• [WHAT YOU ARE ASKED TO DO]
Transcribe only the lines from the line with "Reproduce this chart with matplotlib." through the line with "ax = fig.add_axes([123", exactly, counting both of those lines as part of the stretch.

• [DATA ROWS]
* start *

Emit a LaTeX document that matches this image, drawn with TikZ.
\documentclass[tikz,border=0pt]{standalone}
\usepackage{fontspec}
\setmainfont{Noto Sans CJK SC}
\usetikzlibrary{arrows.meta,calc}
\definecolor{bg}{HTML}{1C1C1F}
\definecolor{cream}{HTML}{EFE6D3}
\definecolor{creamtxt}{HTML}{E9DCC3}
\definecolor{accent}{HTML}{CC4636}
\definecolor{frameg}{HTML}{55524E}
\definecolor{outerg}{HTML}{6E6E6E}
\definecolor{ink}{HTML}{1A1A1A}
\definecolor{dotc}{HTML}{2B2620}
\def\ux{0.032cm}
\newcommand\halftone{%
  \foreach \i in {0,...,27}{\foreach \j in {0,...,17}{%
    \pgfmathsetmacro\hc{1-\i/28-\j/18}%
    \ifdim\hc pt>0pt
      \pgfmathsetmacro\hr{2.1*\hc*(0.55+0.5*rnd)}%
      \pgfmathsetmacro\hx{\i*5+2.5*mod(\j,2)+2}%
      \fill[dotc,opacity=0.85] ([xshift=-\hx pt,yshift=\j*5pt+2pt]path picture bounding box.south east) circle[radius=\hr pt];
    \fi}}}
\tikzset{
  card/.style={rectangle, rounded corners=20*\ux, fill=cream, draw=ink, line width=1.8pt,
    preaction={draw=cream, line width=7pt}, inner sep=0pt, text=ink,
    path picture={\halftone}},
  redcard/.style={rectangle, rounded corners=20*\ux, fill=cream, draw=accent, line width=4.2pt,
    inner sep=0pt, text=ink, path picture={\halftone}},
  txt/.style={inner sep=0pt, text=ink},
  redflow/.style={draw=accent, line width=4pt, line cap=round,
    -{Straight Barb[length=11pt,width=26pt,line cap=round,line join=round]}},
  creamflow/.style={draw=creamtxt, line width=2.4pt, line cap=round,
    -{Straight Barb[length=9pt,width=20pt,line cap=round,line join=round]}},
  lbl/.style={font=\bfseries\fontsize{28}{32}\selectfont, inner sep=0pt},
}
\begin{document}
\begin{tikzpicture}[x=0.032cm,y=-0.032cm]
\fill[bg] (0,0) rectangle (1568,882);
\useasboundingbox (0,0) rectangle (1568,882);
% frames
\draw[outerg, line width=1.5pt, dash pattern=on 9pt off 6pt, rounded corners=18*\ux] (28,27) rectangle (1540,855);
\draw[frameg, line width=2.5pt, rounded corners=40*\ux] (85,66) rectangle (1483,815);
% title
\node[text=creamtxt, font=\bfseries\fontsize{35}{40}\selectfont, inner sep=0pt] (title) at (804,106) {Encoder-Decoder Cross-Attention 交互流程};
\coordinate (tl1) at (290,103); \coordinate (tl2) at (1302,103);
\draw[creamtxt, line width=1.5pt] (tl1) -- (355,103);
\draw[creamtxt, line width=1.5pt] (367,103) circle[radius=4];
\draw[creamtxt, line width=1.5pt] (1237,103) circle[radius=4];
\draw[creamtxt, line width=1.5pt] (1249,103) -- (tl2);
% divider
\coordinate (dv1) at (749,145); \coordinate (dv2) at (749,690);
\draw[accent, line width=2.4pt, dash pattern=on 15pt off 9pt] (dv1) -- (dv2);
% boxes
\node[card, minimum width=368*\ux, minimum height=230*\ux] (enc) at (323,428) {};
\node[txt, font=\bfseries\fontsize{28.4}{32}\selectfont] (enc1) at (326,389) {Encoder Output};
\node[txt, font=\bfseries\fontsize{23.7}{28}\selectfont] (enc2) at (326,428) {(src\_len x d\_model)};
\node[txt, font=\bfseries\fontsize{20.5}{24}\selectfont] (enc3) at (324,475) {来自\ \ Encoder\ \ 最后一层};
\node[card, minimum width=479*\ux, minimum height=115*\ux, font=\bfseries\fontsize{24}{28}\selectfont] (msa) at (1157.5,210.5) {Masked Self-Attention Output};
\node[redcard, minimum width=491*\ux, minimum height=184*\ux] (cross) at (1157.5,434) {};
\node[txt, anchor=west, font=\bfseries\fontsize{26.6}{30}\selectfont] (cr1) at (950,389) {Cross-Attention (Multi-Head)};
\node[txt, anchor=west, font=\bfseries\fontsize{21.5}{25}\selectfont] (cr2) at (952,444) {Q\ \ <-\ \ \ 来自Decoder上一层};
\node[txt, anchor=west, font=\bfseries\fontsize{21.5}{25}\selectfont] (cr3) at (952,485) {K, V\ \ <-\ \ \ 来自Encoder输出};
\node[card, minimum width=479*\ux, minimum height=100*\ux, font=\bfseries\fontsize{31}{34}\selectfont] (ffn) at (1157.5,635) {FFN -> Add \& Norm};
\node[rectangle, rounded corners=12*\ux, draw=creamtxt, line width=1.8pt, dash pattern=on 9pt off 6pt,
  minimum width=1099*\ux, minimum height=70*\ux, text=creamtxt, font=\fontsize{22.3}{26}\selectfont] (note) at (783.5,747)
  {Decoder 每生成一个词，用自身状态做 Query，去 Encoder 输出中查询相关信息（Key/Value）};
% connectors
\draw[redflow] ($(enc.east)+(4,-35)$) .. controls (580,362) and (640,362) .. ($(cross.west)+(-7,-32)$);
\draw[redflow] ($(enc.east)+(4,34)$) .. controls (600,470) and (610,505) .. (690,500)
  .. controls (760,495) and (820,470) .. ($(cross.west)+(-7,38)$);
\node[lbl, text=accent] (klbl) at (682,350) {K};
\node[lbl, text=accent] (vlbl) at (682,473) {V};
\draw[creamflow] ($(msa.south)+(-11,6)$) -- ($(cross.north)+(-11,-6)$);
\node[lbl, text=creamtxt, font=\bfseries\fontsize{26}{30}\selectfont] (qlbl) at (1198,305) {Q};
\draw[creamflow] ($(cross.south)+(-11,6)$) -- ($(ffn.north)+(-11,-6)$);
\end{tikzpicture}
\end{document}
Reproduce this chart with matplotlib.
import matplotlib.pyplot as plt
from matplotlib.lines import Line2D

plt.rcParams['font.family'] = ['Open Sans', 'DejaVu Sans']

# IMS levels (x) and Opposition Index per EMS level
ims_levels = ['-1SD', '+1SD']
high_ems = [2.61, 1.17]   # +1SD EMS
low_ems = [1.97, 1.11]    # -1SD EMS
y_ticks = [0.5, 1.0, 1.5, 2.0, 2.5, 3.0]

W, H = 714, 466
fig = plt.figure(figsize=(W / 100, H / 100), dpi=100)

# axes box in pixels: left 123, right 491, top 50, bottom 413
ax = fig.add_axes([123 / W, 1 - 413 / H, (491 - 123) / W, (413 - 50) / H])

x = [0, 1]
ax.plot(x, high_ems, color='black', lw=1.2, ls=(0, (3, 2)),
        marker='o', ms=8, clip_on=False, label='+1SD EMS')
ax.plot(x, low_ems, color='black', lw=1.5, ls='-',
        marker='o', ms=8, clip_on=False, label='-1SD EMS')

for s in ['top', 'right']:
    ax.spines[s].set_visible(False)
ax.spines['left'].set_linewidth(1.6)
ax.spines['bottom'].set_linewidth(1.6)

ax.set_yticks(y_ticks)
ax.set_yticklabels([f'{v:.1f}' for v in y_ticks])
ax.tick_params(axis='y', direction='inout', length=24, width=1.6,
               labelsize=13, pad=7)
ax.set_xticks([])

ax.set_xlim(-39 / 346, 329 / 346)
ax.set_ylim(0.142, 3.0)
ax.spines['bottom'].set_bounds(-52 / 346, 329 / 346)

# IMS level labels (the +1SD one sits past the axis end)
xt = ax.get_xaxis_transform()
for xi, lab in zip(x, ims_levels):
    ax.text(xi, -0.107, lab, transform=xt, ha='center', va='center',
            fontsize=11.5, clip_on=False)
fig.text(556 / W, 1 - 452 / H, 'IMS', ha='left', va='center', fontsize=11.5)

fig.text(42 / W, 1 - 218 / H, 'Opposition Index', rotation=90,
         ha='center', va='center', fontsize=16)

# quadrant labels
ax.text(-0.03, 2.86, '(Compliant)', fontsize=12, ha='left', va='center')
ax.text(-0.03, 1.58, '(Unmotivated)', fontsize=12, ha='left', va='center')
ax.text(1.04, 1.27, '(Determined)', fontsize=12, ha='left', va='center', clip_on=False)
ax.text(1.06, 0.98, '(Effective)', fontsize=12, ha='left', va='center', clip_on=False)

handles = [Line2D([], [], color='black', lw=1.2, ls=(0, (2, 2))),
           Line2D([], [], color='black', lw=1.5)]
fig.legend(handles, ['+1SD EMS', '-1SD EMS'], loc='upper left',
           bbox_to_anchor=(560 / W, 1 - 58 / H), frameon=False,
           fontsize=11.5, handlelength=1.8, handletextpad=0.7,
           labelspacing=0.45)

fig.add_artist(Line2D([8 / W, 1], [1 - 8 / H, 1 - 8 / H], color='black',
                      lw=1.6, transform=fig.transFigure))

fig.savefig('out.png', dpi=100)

* end *

• [SOLUTION FOR THIS PROBLEM]
Reproduce this chart with matplotlib.
import matplotlib.pyplot as plt
from matplotlib.lines import Line2D

plt.rcParams['font.family'] = ['Open Sans', 'DejaVu Sans']

# IMS levels (x) and Opposition Index per EMS level
ims_levels = ['-1SD', '+1SD']
high_ems = [2.61, 1.17]   # +1SD EMS
low_ems = [1.97, 1.11]    # -1SD EMS
y_ticks = [0.5, 1.0, 1.5, 2.0, 2.5, 3.0]

W, H = 714, 466
fig = plt.figure(figsize=(W / 100, H / 100), dpi=100)

# axes box in pixels: left 123, right 491, top 50, bottom 413
ax = fig.add_axes([123 / W, 1 - 413 / H, (491 - 123) / W, (413 - 50) / H])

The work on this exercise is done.